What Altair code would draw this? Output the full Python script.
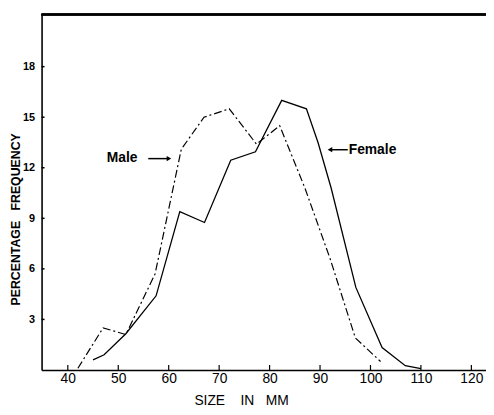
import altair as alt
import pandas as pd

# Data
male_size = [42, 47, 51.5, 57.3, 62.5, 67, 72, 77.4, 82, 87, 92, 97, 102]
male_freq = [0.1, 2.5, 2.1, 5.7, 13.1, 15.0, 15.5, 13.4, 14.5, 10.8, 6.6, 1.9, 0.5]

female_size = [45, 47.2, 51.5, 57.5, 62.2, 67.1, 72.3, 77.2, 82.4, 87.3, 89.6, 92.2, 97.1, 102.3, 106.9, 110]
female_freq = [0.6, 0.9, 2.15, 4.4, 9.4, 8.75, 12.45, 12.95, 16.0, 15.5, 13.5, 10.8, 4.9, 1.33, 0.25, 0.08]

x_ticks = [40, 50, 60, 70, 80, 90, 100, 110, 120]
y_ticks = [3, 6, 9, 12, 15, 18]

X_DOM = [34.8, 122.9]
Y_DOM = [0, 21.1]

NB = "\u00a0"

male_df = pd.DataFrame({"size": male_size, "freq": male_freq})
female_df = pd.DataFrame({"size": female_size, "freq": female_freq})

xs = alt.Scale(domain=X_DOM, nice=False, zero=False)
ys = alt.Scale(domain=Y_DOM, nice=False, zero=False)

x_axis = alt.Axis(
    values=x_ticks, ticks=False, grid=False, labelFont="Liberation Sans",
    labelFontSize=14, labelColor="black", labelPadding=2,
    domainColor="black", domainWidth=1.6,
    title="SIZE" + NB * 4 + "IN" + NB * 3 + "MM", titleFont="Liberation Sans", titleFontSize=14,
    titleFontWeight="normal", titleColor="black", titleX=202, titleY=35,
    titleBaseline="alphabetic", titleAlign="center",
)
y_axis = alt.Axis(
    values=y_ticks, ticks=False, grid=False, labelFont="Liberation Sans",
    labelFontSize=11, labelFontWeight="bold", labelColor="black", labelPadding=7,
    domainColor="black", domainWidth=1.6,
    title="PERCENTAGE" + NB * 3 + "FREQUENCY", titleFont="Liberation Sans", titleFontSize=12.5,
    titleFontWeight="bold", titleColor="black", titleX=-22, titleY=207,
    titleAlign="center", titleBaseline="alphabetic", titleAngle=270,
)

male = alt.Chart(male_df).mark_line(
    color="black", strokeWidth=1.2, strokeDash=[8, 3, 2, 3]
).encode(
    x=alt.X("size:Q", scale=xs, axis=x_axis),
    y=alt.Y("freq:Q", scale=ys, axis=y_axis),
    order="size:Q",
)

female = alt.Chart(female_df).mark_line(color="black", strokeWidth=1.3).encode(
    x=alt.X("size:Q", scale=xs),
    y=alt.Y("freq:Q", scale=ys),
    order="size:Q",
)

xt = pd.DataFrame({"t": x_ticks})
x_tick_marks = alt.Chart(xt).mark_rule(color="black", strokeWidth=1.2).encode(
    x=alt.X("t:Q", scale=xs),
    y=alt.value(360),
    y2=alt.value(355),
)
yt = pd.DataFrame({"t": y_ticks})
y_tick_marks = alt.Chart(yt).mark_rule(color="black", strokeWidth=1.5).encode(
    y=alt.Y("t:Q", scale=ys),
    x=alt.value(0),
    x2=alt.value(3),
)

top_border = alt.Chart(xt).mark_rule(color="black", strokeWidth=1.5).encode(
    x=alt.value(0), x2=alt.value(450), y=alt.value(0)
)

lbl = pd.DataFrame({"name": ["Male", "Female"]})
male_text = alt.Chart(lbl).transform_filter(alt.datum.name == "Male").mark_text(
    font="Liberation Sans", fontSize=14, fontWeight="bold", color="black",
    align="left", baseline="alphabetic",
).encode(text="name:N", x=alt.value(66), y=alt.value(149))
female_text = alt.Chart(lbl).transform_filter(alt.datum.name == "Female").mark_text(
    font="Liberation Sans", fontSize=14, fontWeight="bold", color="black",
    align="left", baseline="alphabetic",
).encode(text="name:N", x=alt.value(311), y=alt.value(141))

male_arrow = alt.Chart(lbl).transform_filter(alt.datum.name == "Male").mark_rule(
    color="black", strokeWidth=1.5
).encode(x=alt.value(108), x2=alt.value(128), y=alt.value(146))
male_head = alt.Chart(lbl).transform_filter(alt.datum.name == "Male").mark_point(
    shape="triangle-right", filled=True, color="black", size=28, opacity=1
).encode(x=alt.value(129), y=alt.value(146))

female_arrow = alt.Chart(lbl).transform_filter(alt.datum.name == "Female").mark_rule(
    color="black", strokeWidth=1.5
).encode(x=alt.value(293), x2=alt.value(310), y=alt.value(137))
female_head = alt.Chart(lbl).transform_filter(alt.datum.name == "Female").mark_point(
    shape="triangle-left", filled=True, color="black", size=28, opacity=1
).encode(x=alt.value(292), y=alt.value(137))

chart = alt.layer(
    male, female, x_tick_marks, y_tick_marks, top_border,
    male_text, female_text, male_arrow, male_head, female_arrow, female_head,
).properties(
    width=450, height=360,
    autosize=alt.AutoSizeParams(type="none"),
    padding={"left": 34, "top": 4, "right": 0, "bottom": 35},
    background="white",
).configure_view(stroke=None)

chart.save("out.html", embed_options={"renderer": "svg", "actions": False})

==

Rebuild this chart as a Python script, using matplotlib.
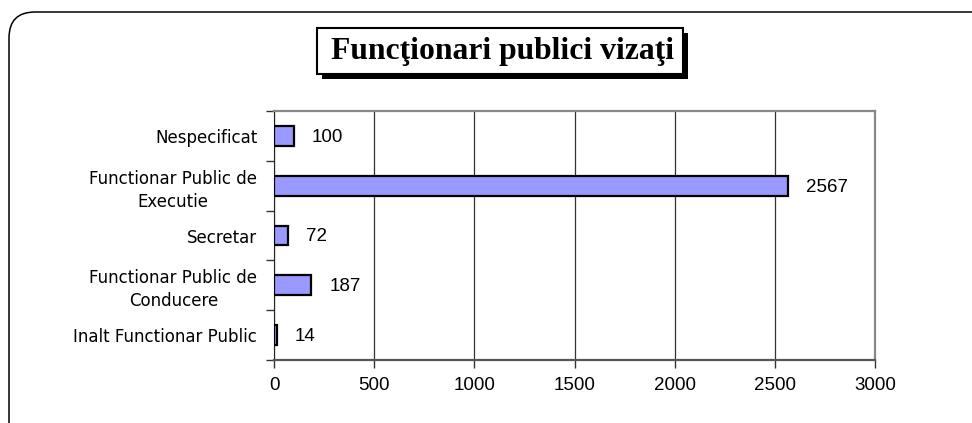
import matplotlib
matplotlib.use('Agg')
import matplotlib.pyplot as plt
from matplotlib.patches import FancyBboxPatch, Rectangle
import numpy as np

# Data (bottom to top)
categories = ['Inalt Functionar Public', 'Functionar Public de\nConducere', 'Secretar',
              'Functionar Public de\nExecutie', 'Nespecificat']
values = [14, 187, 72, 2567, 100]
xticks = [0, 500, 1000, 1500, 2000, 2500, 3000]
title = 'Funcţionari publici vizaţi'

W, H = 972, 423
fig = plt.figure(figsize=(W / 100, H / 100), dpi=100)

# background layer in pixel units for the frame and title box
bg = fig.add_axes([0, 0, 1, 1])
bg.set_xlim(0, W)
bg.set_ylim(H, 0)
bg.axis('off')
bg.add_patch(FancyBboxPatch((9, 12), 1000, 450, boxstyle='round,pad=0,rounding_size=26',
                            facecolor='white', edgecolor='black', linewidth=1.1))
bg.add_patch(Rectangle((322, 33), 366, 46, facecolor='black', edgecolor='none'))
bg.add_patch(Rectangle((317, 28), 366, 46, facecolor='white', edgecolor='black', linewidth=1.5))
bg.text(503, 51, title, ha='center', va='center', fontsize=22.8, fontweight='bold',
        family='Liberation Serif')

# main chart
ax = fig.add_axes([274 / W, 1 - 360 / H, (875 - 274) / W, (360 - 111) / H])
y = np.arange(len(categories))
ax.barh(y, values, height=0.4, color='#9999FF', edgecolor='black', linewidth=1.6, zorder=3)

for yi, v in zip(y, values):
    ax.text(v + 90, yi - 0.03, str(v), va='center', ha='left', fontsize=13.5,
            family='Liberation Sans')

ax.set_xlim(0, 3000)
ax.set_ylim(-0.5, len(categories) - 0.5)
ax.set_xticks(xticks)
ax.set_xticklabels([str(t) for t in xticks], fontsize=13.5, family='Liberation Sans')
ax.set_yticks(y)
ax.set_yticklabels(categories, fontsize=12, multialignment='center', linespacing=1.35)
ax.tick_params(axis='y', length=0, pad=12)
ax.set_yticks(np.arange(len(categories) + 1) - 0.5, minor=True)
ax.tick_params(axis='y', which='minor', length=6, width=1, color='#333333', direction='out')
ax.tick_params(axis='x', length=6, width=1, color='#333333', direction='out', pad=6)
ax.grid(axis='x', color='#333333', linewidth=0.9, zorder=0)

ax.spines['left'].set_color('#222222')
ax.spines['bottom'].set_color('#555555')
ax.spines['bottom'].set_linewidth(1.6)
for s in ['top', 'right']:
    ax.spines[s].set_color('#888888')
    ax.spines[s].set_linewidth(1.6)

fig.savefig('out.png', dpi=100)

GOAL |
Within the entries above, give again exactly the lines starting at the one that contains "Rebuild this chart" and ending at the one that contains "import numpy as np", leaving out the pictures.

RESULT OF THE EXERCISE |
Rebuild this chart as a Python script, using matplotlib.
import matplotlib
matplotlib.use('Agg')
import matplotlib.pyplot as plt
from matplotlib.patches import FancyBboxPatch, Rectangle
import numpy as np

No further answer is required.